### PROBLEM DETAILS
Give a verbatim copy of the lines below, minus the pictures.

## start

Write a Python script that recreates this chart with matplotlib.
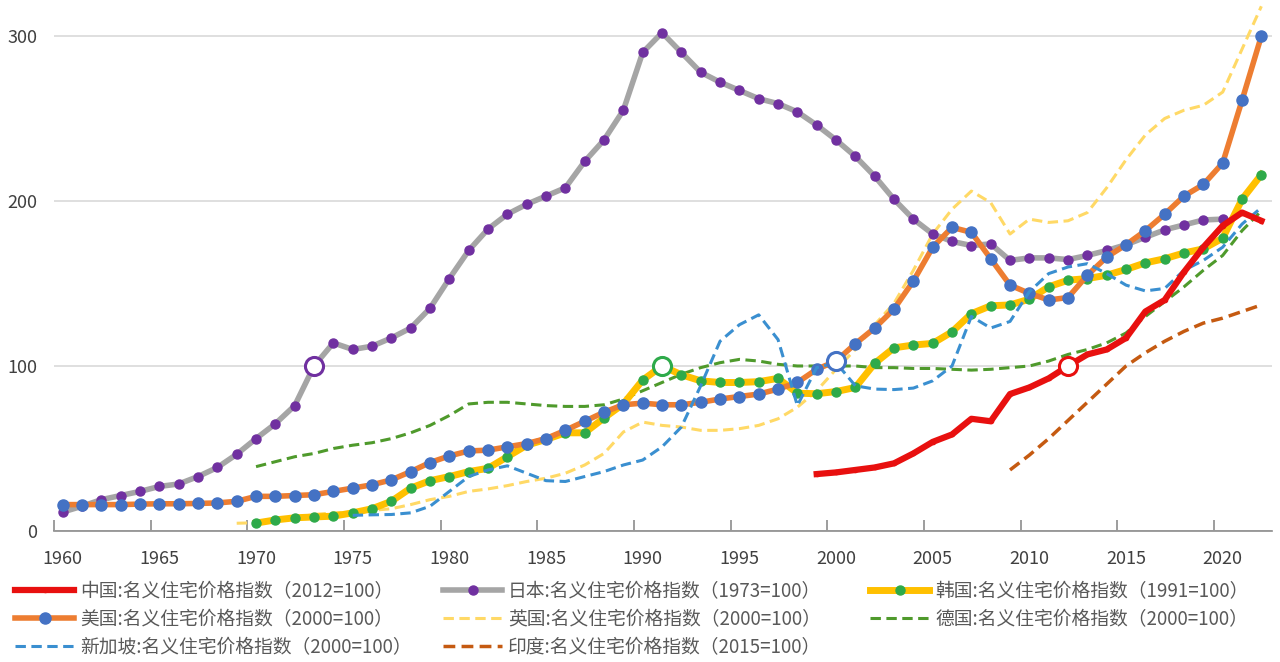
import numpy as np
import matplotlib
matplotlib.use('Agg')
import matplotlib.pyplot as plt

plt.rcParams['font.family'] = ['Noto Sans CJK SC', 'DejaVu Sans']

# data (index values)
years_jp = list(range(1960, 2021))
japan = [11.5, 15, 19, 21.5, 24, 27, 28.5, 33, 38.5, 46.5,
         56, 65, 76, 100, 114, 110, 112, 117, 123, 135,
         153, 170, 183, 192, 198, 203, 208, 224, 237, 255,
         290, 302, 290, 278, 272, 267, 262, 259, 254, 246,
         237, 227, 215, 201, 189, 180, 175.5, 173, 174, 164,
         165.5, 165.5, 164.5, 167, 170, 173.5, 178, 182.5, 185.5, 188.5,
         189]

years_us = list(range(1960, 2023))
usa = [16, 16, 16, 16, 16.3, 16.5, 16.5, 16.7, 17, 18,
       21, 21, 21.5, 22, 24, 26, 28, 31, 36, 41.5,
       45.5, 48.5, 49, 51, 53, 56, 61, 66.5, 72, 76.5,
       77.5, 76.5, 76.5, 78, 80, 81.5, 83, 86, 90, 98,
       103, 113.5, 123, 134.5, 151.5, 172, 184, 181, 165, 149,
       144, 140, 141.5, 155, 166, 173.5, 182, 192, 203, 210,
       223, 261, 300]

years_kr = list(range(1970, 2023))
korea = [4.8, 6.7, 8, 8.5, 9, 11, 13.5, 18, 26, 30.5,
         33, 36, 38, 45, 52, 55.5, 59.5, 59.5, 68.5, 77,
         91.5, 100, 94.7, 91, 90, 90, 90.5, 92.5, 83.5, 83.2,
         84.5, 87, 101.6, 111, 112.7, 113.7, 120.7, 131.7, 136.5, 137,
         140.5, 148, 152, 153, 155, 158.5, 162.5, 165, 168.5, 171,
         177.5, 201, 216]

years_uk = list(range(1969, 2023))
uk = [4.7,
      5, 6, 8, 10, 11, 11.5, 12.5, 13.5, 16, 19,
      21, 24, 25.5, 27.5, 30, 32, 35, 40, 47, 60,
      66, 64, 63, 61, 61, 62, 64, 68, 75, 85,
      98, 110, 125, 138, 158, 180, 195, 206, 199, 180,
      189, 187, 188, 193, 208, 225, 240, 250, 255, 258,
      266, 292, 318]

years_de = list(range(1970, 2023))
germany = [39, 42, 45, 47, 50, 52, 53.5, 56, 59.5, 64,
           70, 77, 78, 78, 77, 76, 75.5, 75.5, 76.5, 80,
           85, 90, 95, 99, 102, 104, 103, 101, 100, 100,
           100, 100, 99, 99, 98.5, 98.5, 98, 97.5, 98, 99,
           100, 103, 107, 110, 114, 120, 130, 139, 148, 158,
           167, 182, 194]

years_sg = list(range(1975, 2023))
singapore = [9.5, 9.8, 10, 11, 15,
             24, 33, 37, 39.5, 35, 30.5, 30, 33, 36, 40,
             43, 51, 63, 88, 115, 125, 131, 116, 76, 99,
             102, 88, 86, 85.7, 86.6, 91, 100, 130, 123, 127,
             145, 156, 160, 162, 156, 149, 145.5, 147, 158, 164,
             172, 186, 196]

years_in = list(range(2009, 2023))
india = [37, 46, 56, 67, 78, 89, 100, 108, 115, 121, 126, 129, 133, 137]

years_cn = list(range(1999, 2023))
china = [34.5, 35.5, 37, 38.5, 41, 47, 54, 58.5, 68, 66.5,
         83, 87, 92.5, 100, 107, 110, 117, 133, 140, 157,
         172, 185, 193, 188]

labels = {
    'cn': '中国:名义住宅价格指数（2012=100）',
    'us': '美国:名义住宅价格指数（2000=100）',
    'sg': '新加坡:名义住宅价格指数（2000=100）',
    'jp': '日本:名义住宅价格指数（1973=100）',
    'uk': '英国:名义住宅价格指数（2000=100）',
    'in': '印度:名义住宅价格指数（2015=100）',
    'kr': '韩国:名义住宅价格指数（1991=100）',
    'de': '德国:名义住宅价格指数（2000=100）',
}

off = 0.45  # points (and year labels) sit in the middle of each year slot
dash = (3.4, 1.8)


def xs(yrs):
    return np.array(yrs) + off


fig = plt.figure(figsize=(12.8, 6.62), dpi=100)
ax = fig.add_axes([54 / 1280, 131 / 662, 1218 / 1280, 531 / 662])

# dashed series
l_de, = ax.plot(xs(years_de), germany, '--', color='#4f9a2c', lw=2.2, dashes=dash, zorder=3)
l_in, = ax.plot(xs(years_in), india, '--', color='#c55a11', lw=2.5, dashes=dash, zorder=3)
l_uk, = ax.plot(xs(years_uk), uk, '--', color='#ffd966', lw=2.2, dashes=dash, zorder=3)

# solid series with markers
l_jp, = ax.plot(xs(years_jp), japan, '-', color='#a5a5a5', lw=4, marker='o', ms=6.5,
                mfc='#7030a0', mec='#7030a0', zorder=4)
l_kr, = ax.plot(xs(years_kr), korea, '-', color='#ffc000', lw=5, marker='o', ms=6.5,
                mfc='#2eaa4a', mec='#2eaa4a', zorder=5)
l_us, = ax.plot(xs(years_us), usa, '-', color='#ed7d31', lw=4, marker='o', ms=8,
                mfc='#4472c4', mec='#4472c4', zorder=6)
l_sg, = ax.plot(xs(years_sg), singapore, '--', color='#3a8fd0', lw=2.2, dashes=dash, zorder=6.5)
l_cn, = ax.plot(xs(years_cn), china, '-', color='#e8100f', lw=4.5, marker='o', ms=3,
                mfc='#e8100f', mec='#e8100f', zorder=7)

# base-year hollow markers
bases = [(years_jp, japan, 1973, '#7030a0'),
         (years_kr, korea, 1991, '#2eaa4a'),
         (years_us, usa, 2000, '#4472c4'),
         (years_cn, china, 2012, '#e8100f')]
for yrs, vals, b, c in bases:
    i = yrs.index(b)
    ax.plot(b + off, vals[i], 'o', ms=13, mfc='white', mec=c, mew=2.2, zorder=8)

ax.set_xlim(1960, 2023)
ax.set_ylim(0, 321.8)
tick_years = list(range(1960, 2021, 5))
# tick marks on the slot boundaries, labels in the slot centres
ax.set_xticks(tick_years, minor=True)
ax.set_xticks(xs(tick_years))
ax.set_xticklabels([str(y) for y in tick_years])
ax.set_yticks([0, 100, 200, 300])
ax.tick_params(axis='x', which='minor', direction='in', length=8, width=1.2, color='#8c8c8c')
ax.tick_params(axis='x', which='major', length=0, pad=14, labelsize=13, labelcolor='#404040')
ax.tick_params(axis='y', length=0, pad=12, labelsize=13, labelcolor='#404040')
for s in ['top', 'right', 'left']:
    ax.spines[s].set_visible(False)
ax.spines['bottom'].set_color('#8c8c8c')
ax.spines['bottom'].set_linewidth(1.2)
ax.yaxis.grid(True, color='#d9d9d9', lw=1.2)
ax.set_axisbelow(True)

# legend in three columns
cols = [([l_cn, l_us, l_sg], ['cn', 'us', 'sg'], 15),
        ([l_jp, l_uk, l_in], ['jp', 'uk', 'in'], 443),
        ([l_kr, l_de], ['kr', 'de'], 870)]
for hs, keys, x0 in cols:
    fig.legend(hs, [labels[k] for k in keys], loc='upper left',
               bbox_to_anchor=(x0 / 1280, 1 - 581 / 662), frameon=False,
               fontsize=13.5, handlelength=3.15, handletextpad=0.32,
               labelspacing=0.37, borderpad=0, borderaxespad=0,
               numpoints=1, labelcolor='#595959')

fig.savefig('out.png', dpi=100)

## end

### RESPONSE TO THIS TASK
Write a Python script that recreates this chart with matplotlib.
import numpy as np
import matplotlib
matplotlib.use('Agg')
import matplotlib.pyplot as plt

plt.rcParams['font.family'] = ['Noto Sans CJK SC', 'DejaVu Sans']

# data (index values)
years_jp = list(range(1960, 2021))
japan = [11.5, 15, 19, 21.5, 24, 27, 28.5, 33, 38.5, 46.5,
         56, 65, 76, 100, 114, 110, 112, 117, 123, 135,
         153, 170, 183, 192, 198, 203, 208, 224, 237, 255,
         290, 302, 290, 278, 272, 267, 262, 259, 254, 246,
         237, 227, 215, 201, 189, 180, 175.5, 173, 174, 164,
         165.5, 165.5, 164.5, 167, 170, 173.5, 178, 182.5, 185.5, 188.5,
         189]

years_us = list(range(1960, 2023))
usa = [16, 16, 16, 16, 16.3, 16.5, 16.5, 16.7, 17, 18,
       21, 21, 21.5, 22, 24, 26, 28, 31, 36, 41.5,
       45.5, 48.5, 49, 51, 53, 56, 61, 66.5, 72, 76.5,
       77.5, 76.5, 76.5, 78, 80, 81.5, 83, 86, 90, 98,
       103, 113.5, 123, 134.5, 151.5, 172, 184, 181, 165, 149,
       144, 140, 141.5, 155, 166, 173.5, 182, 192, 203, 210,
       223, 261, 300]

years_kr = list(range(1970, 2023))
korea = [4.8, 6.7, 8, 8.5, 9, 11, 13.5, 18, 26, 30.5,
         33, 36, 38, 45, 52, 55.5, 59.5, 59.5, 68.5, 77,
         91.5, 100, 94.7, 91, 90, 90, 90.5, 92.5, 83.5, 83.2,
         84.5, 87, 101.6, 111, 112.7, 113.7, 120.7, 131.7, 136.5, 137,
         140.5, 148, 152, 153, 155, 158.5, 162.5, 165, 168.5, 171,
         177.5, 201, 216]

years_uk = list(range(1969, 2023))
uk = [4.7,
      5, 6, 8, 10, 11, 11.5, 12.5, 13.5, 16, 19,
      21, 24, 25.5, 27.5, 30, 32, 35, 40, 47, 60,
      66, 64, 63, 61, 61, 62, 64, 68, 75, 85,
      98, 110, 125, 138, 158, 180, 195, 206, 199, 180,
      189, 187, 188, 193, 208, 225, 240, 250, 255, 258,
      266, 292, 318]

years_de = list(range(1970, 2023))
germany = [39, 42, 45, 47, 50, 52, 53.5, 56, 59.5, 64,
           70, 77, 78, 78, 77, 76, 75.5, 75.5, 76.5, 80,
           85, 90, 95, 99, 102, 104, 103, 101, 100, 100,
           100, 100, 99, 99, 98.5, 98.5, 98, 97.5, 98, 99,
           100, 103, 107, 110, 114, 120, 130, 139, 148, 158,
           167, 182, 194]

years_sg = list(range(1975, 2023))
singapore = [9.5, 9.8, 10, 11, 15,
             24, 33, 37, 39.5, 35, 30.5, 30, 33, 36, 40,
             43, 51, 63, 88, 115, 125, 131, 116, 76, 99,
             102, 88, 86, 85.7, 86.6, 91, 100, 130, 123, 127,
             145, 156, 160, 162, 156, 149, 145.5, 147, 158, 164,
             172, 186, 196]

years_in = list(range(2009, 2023))
india = [37, 46, 56, 67, 78, 89, 100, 108, 115, 121, 126, 129, 133, 137]

years_cn = list(range(1999, 2023))
china = [34.5, 35.5, 37, 38.5, 41, 47, 54, 58.5, 68, 66.5,
         83, 87, 92.5, 100, 107, 110, 117, 133, 140, 157,
         172, 185, 193, 188]

labels = {
    'cn': '中国:名义住宅价格指数（2012=100）',
    'us': '美国:名义住宅价格指数（2000=100）',
    'sg': '新加坡:名义住宅价格指数（2000=100）',
    'jp': '日本:名义住宅价格指数（1973=100）',
    'uk': '英国:名义住宅价格指数（2000=100）',
    'in': '印度:名义住宅价格指数（2015=100）',
    'kr': '韩国:名义住宅价格指数（1991=100）',
    'de': '德国:名义住宅价格指数（2000=100）',
}

off = 0.45  # points (and year labels) sit in the middle of each year slot
dash = (3.4, 1.8)


def xs(yrs):
    return np.array(yrs) + off


fig = plt.figure(figsize=(12.8, 6.62), dpi=100)
ax = fig.add_axes([54 / 1280, 131 / 662, 1218 / 1280, 531 / 662])

# dashed series
l_de, = ax.plot(xs(years_de), germany, '--', color='#4f9a2c', lw=2.2, dashes=dash, zorder=3)
l_in, = ax.plot(xs(years_in), india, '--', color='#c55a11', lw=2.5, dashes=dash, zorder=3)
l_uk, = ax.plot(xs(years_uk), uk, '--', color='#ffd966', lw=2.2, dashes=dash, zorder=3)

# solid series with markers
l_jp, = ax.plot(xs(years_jp), japan, '-', color='#a5a5a5', lw=4, marker='o', ms=6.5,
                mfc='#7030a0', mec='#7030a0', zorder=4)
l_kr, = ax.plot(xs(years_kr), korea, '-', color='#ffc000', lw=5, marker='o', ms=6.5,
                mfc='#2eaa4a', mec='#2eaa4a', zorder=5)
l_us, = ax.plot(xs(years_us), usa, '-', color='#ed7d31', lw=4, marker='o', ms=8,
                mfc='#4472c4', mec='#4472c4', zorder=6)
l_sg, = ax.plot(xs(years_sg), singapore, '--', color='#3a8fd0', lw=2.2, dashes=dash, zorder=6.5)
l_cn, = ax.plot(xs(years_cn), china, '-', color='#e8100f', lw=4.5, marker='o', ms=3,
                mfc='#e8100f', mec='#e8100f', zorder=7)

# base-year hollow markers
bases = [(years_jp, japan, 1973, '#7030a0'),
         (years_kr, korea, 1991, '#2eaa4a'),
         (years_us, usa, 2000, '#4472c4'),
         (years_cn, china, 2012, '#e8100f')]
for yrs, vals, b, c in bases:
    i = yrs.index(b)
    ax.plot(b + off, vals[i], 'o', ms=13, mfc='white', mec=c, mew=2.2, zorder=8)

ax.set_xlim(1960, 2023)
ax.set_ylim(0, 321.8)
tick_years = list(range(1960, 2021, 5))
# tick marks on the slot boundaries, labels in the slot centres
ax.set_xticks(tick_years, minor=True)
ax.set_xticks(xs(tick_years))
ax.set_xticklabels([str(y) for y in tick_years])
ax.set_yticks([0, 100, 200, 300])
ax.tick_params(axis='x', which='minor', direction='in', length=8, width=1.2, color='#8c8c8c')
ax.tick_params(axis='x', which='major', length=0, pad=14, labelsize=13, labelcolor='#404040')
ax.tick_params(axis='y', length=0, pad=12, labelsize=13, labelcolor='#404040')
for s in ['top', 'right', 'left']:
    ax.spines[s].set_visible(False)
ax.spines['bottom'].set_color('#8c8c8c')
ax.spines['bottom'].set_linewidth(1.2)
ax.yaxis.grid(True, color='#d9d9d9', lw=1.2)
ax.set_axisbelow(True)

# legend in three columns
cols = [([l_cn, l_us, l_sg], ['cn', 'us', 'sg'], 15),
        ([l_jp, l_uk, l_in], ['jp', 'uk', 'in'], 443),
        ([l_kr, l_de], ['kr', 'de'], 870)]
for hs, keys, x0 in cols:
    fig.legend(hs, [labels[k] for k in keys], loc='upper left',
               bbox_to_anchor=(x0 / 1280, 1 - 581 / 662), frameon=False,
               fontsize=13.5, handlelength=3.15, handletextpad=0.32,
               labelspacing=0.37, borderpad=0, borderaxespad=0,
               numpoints=1, labelcolor='#595959')

fig.savefig('out.png', dpi=100)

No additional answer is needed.